(Collected data)
....
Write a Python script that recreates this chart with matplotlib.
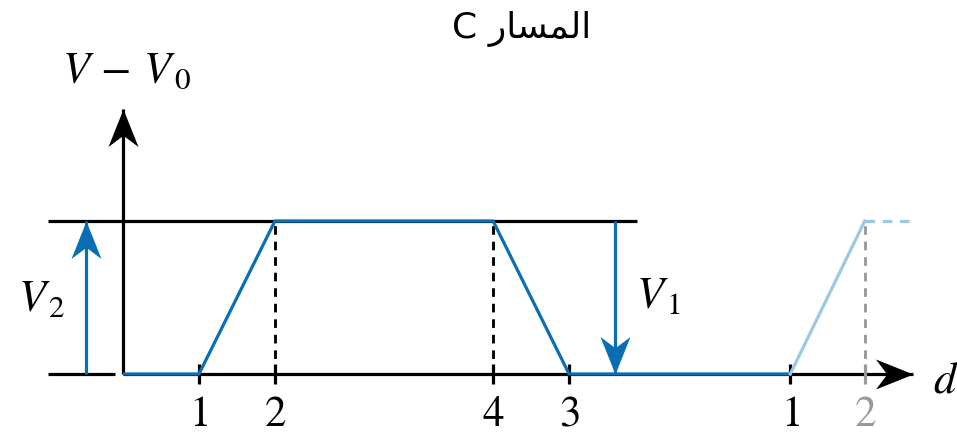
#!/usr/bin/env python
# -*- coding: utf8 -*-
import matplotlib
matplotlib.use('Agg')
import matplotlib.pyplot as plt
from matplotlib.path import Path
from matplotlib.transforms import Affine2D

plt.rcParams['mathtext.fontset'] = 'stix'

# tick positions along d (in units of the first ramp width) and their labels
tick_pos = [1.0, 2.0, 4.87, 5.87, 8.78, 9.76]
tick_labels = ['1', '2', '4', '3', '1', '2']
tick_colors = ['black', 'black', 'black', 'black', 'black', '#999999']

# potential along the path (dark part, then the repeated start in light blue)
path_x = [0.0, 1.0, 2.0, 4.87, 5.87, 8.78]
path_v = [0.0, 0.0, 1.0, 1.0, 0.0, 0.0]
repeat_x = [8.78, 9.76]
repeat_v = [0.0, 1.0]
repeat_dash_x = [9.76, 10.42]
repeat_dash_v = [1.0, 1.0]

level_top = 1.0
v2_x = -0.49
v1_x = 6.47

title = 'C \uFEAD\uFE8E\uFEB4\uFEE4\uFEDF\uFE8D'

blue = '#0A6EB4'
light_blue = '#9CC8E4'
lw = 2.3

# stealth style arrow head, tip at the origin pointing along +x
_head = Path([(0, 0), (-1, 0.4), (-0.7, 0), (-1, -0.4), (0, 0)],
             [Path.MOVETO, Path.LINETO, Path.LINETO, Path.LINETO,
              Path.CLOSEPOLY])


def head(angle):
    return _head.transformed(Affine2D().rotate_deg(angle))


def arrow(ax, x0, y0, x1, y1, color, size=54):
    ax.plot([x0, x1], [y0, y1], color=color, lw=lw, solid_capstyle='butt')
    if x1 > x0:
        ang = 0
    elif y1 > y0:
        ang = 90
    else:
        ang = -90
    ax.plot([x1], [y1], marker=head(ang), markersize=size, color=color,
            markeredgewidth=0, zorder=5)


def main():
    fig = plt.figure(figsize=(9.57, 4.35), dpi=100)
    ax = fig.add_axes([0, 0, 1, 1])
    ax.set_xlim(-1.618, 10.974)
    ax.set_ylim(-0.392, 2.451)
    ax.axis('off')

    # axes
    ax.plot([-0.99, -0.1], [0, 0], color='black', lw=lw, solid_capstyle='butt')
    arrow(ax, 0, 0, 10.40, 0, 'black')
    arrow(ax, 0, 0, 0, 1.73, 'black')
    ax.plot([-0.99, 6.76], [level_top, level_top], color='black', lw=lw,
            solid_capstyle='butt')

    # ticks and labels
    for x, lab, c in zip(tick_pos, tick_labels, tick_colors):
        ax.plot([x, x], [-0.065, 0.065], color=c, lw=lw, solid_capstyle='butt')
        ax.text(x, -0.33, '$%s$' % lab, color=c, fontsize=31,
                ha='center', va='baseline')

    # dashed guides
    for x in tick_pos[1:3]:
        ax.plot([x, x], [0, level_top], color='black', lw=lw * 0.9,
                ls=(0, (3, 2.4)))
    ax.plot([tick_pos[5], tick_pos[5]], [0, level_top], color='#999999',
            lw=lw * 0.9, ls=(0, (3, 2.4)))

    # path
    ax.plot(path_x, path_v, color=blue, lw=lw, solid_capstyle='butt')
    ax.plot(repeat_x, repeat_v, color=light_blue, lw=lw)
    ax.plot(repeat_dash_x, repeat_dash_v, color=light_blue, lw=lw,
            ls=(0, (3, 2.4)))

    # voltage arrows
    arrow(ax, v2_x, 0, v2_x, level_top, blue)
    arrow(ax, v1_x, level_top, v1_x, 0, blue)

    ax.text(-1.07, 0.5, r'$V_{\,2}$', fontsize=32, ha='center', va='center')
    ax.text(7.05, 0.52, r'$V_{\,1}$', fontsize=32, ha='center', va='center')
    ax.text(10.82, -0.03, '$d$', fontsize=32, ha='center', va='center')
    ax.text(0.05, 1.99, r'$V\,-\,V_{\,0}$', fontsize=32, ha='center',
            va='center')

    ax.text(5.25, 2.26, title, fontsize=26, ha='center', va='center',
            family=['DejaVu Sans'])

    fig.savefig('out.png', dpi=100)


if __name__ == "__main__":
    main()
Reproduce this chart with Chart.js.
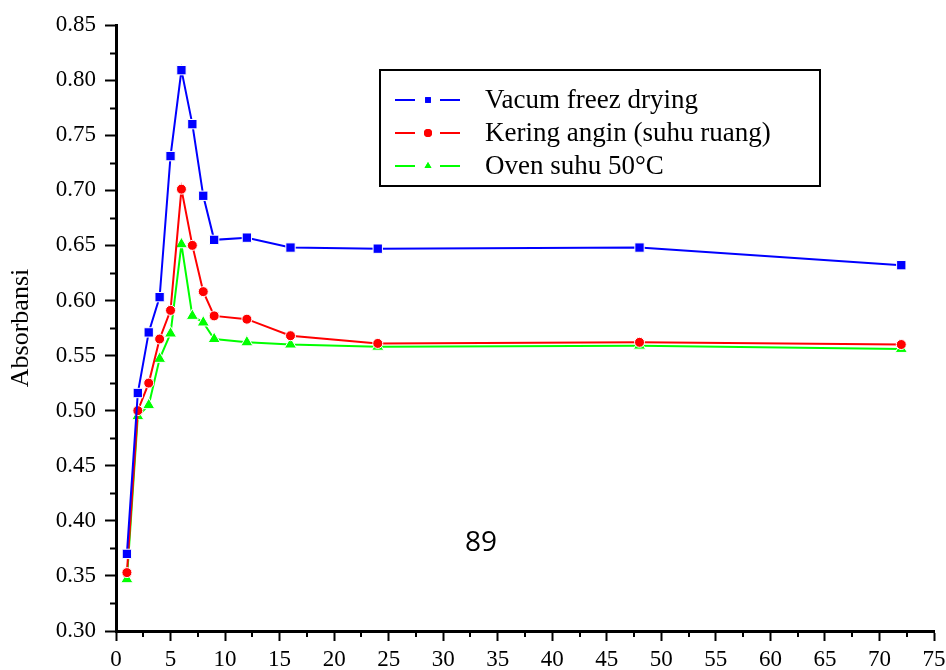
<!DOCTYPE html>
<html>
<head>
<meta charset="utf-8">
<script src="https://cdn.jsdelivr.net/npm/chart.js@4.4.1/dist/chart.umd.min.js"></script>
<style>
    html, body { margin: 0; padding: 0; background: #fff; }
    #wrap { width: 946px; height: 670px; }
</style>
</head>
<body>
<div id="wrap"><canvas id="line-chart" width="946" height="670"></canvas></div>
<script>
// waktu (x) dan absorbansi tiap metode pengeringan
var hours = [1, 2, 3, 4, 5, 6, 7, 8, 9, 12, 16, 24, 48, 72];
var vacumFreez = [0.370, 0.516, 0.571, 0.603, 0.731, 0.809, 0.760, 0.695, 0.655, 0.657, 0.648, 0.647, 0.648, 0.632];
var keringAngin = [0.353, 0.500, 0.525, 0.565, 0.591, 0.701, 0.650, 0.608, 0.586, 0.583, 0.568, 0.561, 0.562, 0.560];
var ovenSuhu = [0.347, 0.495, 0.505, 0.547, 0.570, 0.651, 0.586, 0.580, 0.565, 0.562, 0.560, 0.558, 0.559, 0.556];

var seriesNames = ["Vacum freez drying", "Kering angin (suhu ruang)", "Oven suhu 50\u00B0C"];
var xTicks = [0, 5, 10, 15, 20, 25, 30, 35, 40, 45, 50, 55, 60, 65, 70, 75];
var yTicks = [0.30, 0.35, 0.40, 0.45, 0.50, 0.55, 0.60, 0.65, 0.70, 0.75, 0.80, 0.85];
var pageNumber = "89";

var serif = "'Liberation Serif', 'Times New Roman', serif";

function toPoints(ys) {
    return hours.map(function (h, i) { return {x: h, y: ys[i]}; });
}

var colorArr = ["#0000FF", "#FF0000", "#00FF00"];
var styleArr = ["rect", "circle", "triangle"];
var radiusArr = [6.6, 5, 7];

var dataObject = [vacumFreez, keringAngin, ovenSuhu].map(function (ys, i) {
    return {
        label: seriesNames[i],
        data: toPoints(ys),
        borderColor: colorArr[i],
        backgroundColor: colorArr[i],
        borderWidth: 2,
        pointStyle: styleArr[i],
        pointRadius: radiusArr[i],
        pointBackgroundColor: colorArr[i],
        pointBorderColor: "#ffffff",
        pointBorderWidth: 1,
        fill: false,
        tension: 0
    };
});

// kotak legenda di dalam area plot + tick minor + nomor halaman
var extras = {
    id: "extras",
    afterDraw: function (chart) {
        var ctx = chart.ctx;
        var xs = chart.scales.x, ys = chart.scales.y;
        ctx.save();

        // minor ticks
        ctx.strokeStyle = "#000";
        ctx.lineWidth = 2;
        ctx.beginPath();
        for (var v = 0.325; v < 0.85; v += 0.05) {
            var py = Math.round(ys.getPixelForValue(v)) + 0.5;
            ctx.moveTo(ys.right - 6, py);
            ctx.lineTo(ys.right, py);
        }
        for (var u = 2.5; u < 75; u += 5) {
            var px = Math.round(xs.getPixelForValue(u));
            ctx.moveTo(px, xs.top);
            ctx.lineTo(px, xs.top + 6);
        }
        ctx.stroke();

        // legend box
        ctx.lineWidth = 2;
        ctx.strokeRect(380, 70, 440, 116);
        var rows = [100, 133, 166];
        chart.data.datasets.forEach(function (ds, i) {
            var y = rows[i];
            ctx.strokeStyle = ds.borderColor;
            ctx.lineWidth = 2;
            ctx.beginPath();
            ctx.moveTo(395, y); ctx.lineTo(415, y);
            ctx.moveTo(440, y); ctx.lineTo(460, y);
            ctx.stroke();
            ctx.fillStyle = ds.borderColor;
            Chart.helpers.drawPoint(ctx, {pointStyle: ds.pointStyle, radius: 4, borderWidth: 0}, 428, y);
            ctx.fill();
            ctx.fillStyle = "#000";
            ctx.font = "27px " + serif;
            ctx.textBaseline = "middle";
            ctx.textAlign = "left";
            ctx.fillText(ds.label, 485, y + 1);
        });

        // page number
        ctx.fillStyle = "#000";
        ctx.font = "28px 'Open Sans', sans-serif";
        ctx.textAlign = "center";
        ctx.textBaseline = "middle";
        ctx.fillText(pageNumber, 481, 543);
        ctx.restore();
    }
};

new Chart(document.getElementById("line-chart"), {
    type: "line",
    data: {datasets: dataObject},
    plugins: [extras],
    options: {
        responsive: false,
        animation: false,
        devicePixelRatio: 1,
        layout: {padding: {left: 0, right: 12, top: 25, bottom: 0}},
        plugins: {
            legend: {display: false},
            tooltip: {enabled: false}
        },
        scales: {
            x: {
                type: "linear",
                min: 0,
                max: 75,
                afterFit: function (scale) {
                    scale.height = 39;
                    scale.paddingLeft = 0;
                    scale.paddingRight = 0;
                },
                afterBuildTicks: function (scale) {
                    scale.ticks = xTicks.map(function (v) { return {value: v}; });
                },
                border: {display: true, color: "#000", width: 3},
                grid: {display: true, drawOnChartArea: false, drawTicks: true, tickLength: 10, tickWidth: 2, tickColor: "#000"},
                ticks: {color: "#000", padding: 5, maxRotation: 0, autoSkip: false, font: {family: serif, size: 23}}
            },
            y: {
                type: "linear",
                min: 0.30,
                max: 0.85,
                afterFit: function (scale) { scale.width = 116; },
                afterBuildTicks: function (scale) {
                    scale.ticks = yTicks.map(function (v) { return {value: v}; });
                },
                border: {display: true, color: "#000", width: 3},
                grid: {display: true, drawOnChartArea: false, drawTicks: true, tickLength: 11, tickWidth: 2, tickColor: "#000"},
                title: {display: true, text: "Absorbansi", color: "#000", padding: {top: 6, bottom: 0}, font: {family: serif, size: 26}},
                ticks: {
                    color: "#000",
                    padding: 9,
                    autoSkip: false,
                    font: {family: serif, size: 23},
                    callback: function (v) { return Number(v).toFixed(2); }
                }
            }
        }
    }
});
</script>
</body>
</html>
....
Exercise
Find every line in the records above that contains the word "script", and copy each one.

The output
Write a Python script that recreates this chart with matplotlib.
<script src="https://cdn.jsdelivr.net/npm/chart.js@4.4.1/dist/chart.umd.min.js"></script>
<script>
</script>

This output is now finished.